*Supplied data*.

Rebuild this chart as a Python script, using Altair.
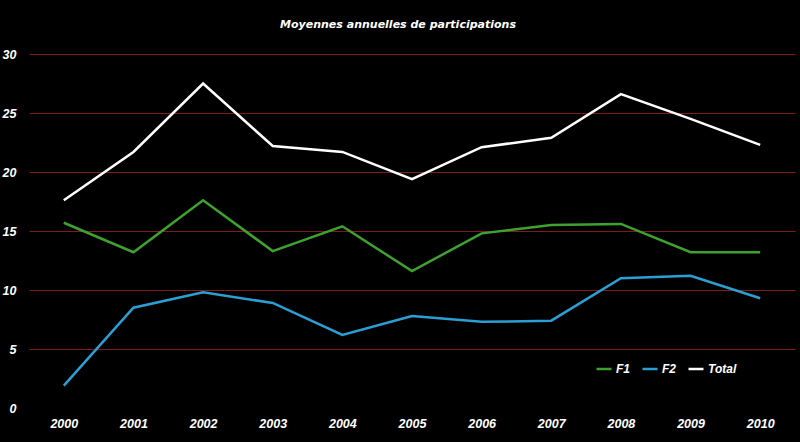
import altair as alt
import pandas as pd

years = ["2000", "2001", "2002", "2003", "2004", "2005", "2006", "2007", "2008", "2009", "2010"]
f1 = [15.7, 13.2, 17.6, 13.3, 15.4, 11.6, 14.8, 15.5, 15.6, 13.2, 13.2]
f2 = [1.9, 8.5, 9.8, 8.9, 6.2, 7.8, 7.3, 7.4, 11.0, 11.2, 9.3]
total = [17.6, 21.7, 27.5, 22.2, 21.7, 19.4, 22.1, 22.9, 26.6, 24.5, 22.3]
series = ["F1", "F2", "Total"]
colors = ["#3ea22e", "#2b9fd4", "#ffffff"]

rows = []
for name, vals in zip(series, [f1, f2, total]):
    for y, v in zip(years, vals):
        rows.append({"Année": y, "Valeur": v, "Série": name})
df = pd.DataFrame(rows)

TFONT = "DejaVu Sans"
LFONT = "Liberation Sans"

chart = alt.Chart(df).mark_line(strokeWidth=2.5).encode(
    x=alt.X("Année:O", scale=alt.Scale(type="point", padding=0.5),
            axis=alt.Axis(title=None, labelAngle=0, domain=False, ticks=False, grid=False,
                          labelColor="white", labelFont=LFONT, labelFontSize=12.5,
                          labelFontWeight="bold", labelFontStyle="italic", labelPadding=9)),
    y=alt.Y("Valeur:Q", scale=alt.Scale(domain=[0, 30], nice=False),
            axis=alt.Axis(title=None, values=[0, 5, 10, 15, 20, 25, 30], domain=False, ticks=False,
                          grid=True, gridColor="#7e1c1c", gridWidth=1,
                          gridOpacity=alt.condition("datum.value == 0", alt.value(0), alt.value(1)),
                          labelColor="white", labelFont=LFONT, labelFontSize=12.5,
                          labelFontWeight="bold", labelFontStyle="italic", labelPadding=13)),
    color=alt.Color("Série:N", scale=alt.Scale(domain=series, range=colors),
                    legend=alt.Legend(title=None, orient="none", direction="horizontal",
                                      legendX=566, legendY=306, symbolType="stroke",
                                      symbolSize=225, symbolStrokeWidth=2.5,
                                      labelColor="white", labelFont=LFONT, labelFontSize=12,
                                      labelFontWeight="bold", labelFontStyle="italic",
                                      columnPadding=6, labelOffset=3)),
).properties(
    width=766,
    height=354,
    autosize=alt.AutoSizeParams(type="none"),
    padding={"left": 29, "top": 54, "right": 5, "bottom": 34},
    title=alt.TitleParams("Moyennes annuelles de participations", color="white", font=TFONT,
                          fontSize=11, fontWeight="bold", fontStyle="italic",
                          anchor="middle", dx=-14, offset=18),
).configure(background="black").configure_view(stroke=None)

chart.save("out.html", embed_options={"renderer": "svg", "actions": False})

*What you are asked to do*.
Leave out the pictures and print every line of the data exactly.

*Written answer*.
Rebuild this chart as a Python script, using Altair.
import altair as alt
import pandas as pd

years = ["2000", "2001", "2002", "2003", "2004", "2005", "2006", "2007", "2008", "2009", "2010"]
f1 = [15.7, 13.2, 17.6, 13.3, 15.4, 11.6, 14.8, 15.5, 15.6, 13.2, 13.2]
f2 = [1.9, 8.5, 9.8, 8.9, 6.2, 7.8, 7.3, 7.4, 11.0, 11.2, 9.3]
total = [17.6, 21.7, 27.5, 22.2, 21.7, 19.4, 22.1, 22.9, 26.6, 24.5, 22.3]
series = ["F1", "F2", "Total"]
colors = ["#3ea22e", "#2b9fd4", "#ffffff"]

rows = []
for name, vals in zip(series, [f1, f2, total]):
    for y, v in zip(years, vals):
        rows.append({"Année": y, "Valeur": v, "Série": name})
df = pd.DataFrame(rows)

TFONT = "DejaVu Sans"
LFONT = "Liberation Sans"

chart = alt.Chart(df).mark_line(strokeWidth=2.5).encode(
    x=alt.X("Année:O", scale=alt.Scale(type="point", padding=0.5),
            axis=alt.Axis(title=None, labelAngle=0, domain=False, ticks=False, grid=False,
                          labelColor="white", labelFont=LFONT, labelFontSize=12.5,
                          labelFontWeight="bold", labelFontStyle="italic", labelPadding=9)),
    y=alt.Y("Valeur:Q", scale=alt.Scale(domain=[0, 30], nice=False),
            axis=alt.Axis(title=None, values=[0, 5, 10, 15, 20, 25, 30], domain=False, ticks=False,
                          grid=True, gridColor="#7e1c1c", gridWidth=1,
                          gridOpacity=alt.condition("datum.value == 0", alt.value(0), alt.value(1)),
                          labelColor="white", labelFont=LFONT, labelFontSize=12.5,
                          labelFontWeight="bold", labelFontStyle="italic", labelPadding=13)),
    color=alt.Color("Série:N", scale=alt.Scale(domain=series, range=colors),
                    legend=alt.Legend(title=None, orient="none", direction="horizontal",
                                      legendX=566, legendY=306, symbolType="stroke",
                                      symbolSize=225, symbolStrokeWidth=2.5,
                                      labelColor="white", labelFont=LFONT, labelFontSize=12,
                                      labelFontWeight="bold", labelFontStyle="italic",
                                      columnPadding=6, labelOffset=3)),
).properties(
    width=766,
    height=354,
    autosize=alt.AutoSizeParams(type="none"),
    padding={"left": 29, "top": 54, "right": 5, "bottom": 34},
    title=alt.TitleParams("Moyennes annuelles de participations", color="white", font=TFONT,
                          fontSize=11, fontWeight="bold", fontStyle="italic",
                          anchor="middle", dx=-14, offset=18),
).configure(background="black").configure_view(stroke=None)

chart.save("out.html", embed_options={"renderer": "svg", "actions": False})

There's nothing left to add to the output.